Ripple Buys Stake in Africa’s Flutterwave at $3.3B Valuation
Highlights
- Ripple bought an equity stake in Flutterwave, valuing the fintech at $3.3 billion.
- CEO Olugbenga Agboola declined to disclose the amount or Ripple's stake size.
- The deal deepens Ripple's push into Africa's cross-border payments market.
Ripple has acquired an equity stake in Flutterwave, one of Africa’s most valuable fintech startups, in a deal that values the company at $3.3 billion.
Ripple Deal Brings Capital and a Strategic Partner
In an interview with Bloomberg, Flutterwave CEO Olugbenga Agboola said the deal brings Flutterwave both fresh capital and a strategic partner as it pushes to expand its payments business across the continent. However, he declined to disclose how much Ripple invested or the size of its resulting shareholding.
Agboola also claimed that Ripple is buying equity rather than entering into a commercial agreement. “They’re participating at the equity level, which means obviously they get to participate on the upside,” he told Bloomberg.
The investment lands as demand grows for quicker, lower-cost cross-border payments in Africa, a market both firms are racing to serve. Ripple, which provides crypto-based payment solutions to businesses in more than 90 countries, has been steadily building its African footprint through partnerships with South Africa’s Absa Bank and payments provider Chipper Cash.

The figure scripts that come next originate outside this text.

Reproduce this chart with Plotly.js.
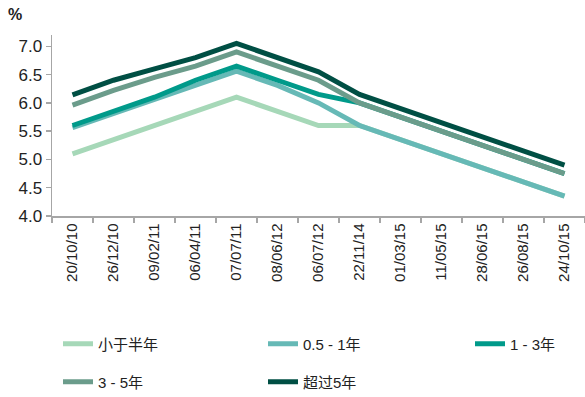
<!DOCTYPE html>
<html>
<head>
<meta charset="utf-8">
<script src="https://cdn.plot.ly/plotly-3.0.1.min.js"></script>
<style>html,body{margin:0;padding:0;background:#fff;}#chart{width:585px;height:397px;}</style>
</head>
<body>
<div id="chart"></div>
<script>
const dates = ["20/10/10","26/12/10","09/02/11","06/04/11","07/07/11","08/06/12","06/07/12","22/11/14","01/03/15","11/05/15","28/06/15","26/08/15","24/10/15"];
const seriesNames = ["小于半年","0.5 - 1年","1 - 3年","3 - 5年","超过5年"];
const lessHalfYear = [5.10,5.35,5.60,5.85,6.10,5.85,5.60,5.60,5.35,5.10,4.85,4.60,4.35];
const halfToOneYear = [5.56,5.81,6.06,6.31,6.56,6.31,6.00,5.60,5.35,5.10,4.85,4.60,4.35];
const oneToThreeYears = [5.60,5.85,6.10,6.40,6.65,6.40,6.15,6.00,5.75,5.50,5.25,5.00,4.75];
const threeToFiveYears = [5.96,6.22,6.45,6.65,6.90,6.65,6.40,6.00,5.75,5.50,5.25,5.00,4.75];
const overFiveYears = [6.14,6.40,6.60,6.80,7.05,6.80,6.55,6.15,5.90,5.65,5.40,5.15,4.90];
const colors = ["#a6d8b8","#66b9b6","#009a8a","#6b9c8b","#004f44"];

const allSeries = [lessHalfYear, halfToOneYear, oneToThreeYears, threeToFiveYears, overFiveYears];
const legendIds = ["legend","legend2","legend3","legend4","legend5"];
const traces = allSeries.map((vals, i) => ({
  type: "scatter", mode: "lines", x: dates, y: vals, name: seriesNames[i],
  line: {color: colors[i], width: 5}, legend: legendIds[i]
}));

const FONT = "Liberation Sans, Arial, Noto Sans CJK SC, sans-serif";
const legendPos = [[58, 344], [263, 344], [470, 344], [58, 382], [263, 382]];
function legendAt(p) {
  return {
    orientation: "h", xref: "container", yref: "container", xanchor: "left", yanchor: "middle",
    x: p[0] / 585, y: 1 - p[1] / 397,
    font: {family: FONT, size: 15, color: "#222"}, bgcolor: "rgba(0,0,0,0)"
  };
}

const layout = {
  width: 585, height: 397,
  margin: {l: 52, r: 0, t: 35, b: 181},
  paper_bgcolor: "#fff", plot_bgcolor: "#fff",
  font: {family: FONT, color: "#222"},
  showlegend: true,
  title: {text: "<b>%</b>", font: {size: 16, color: "#222"}, x: 8/585, xanchor: "left", xref: "container", y: 1 - 14/397, yanchor: "middle", yref: "container"},
  xaxis: {
    type: "category", range: [-0.5, 12.5], tickangle: -90,
    showgrid: false, zeroline: false, showline: true, linecolor: "#a6a6a6", linewidth: 1.5,
    ticks: "outside", tickson: "boundaries", ticklen: 5, tickcolor: "#a6a6a6", tickwidth: 1.5,
    tickfont: {size: 15, color: "#222"}, fixedrange: true
  },
  yaxis: {
    range: [4, 7.2], tickvals: [4,4.5,5,5.5,6,6.5,7], ticktext: ["4.0","4.5","5.0","5.5","6.0","6.5","7.0"],
    showgrid: false, zeroline: false, showline: true, linecolor: "#a6a6a6", linewidth: 1.5,
    ticks: "outside", ticklen: 5, tickcolor: "#a6a6a6", tickwidth: 1.5,
    tickfont: {size: 17, color: "#222"}, fixedrange: true
  }
};
legendIds.forEach((id, i) => { layout[id] = legendAt(legendPos[i]); });

Plotly.newPlot("chart", traces, layout, {displayModeBar: false, staticPlot: true});
</script>
</body>
</html>
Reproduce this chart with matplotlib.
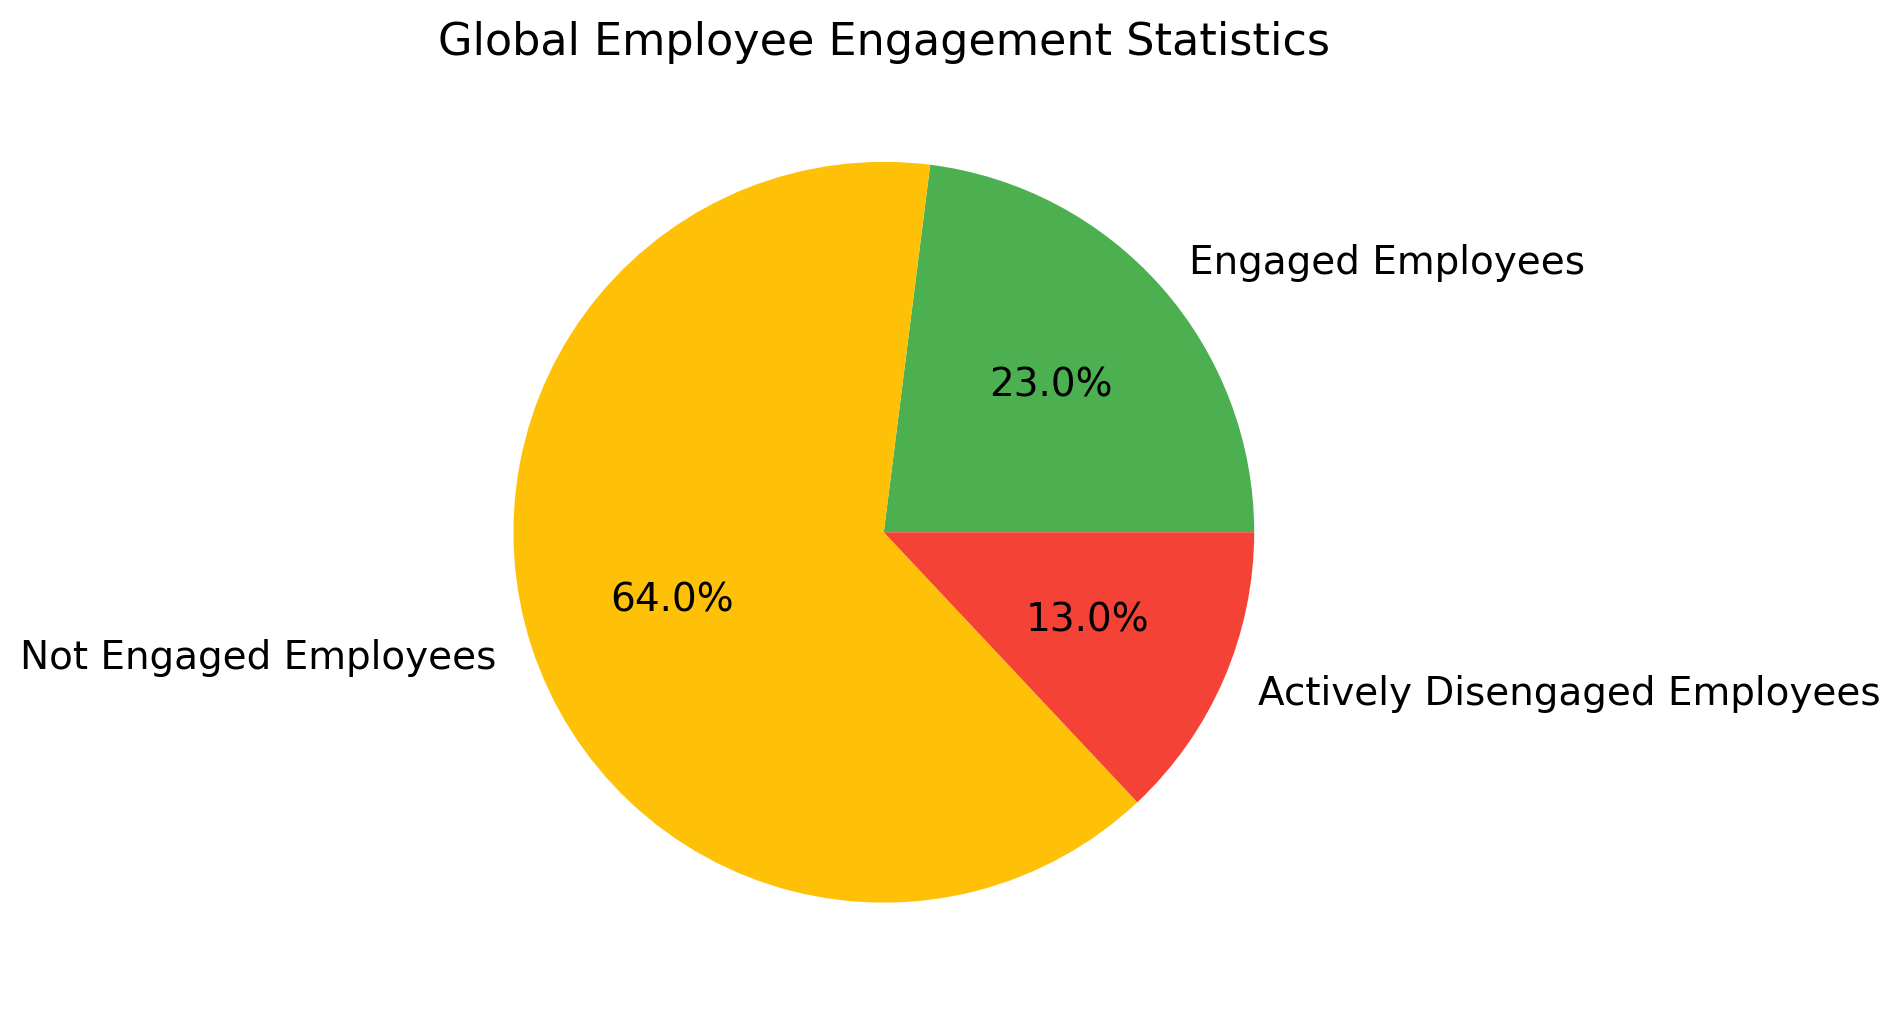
import matplotlib
matplotlib.use("Agg")
import matplotlib.pyplot as plt

labels = ["Engaged Employees", "Not Engaged Employees", "Actively Disengaged Employees"]
values = [23.0, 64.0, 13.0]
colors = ["#4CAF50", "#FFC107", "#F44336"]

fig = plt.figure(figsize=(9.49, 5.07), dpi=200)
ax = fig.add_axes([0.2217, 0.0185, 0.4879, 0.9132])
ax.pie(values, labels=labels, colors=colors, autopct="%1.1f%%", startangle=0,
       textprops={"fontsize": 14})
ax.set_aspect("equal")
ax.set_title("Global Employee Engagement Statistics", fontsize=16, pad=5)
fig.savefig("out.png", dpi=200)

Flutterwave, which operates in 35 African countries, has been moving deeper into digital assets in parallel. Last year it rolled out stablecoin-based payment services that let businesses and consumers transact and hold dollar-pegged tokens, part of a broader bet on blockchain rails for the region.
The deal gives Ripple access to one of Africa’s largest fintech networks, while handing Flutterwave additional infrastructure and expertise to grow both its traditional and blockchain-based payment offerings.
Ripple Opens New Middle East, Africa Headquarters
As reported, Ripple has expanded its Middle East and Africa footprint with a new regional headquarters at the Dubai International Financial Centre, despite rising geopolitical tensions. The larger office gives the company room to double its headcount and builds on its presence in Dubai, where Ripple set up its first offices in 2020 to capitalize on growing demand for regulated blockchain-based payments and custody.
The UAE expansion came amid growing regulatory progress in the country. The Dubai Financial Services Authority licensed Ripple to offer regulated international payments in the DIFC and more recently approved its RLUSD stablecoin for use by regulated entities in the hub. RLUSD has since reached new milestones, including a listing on OKX.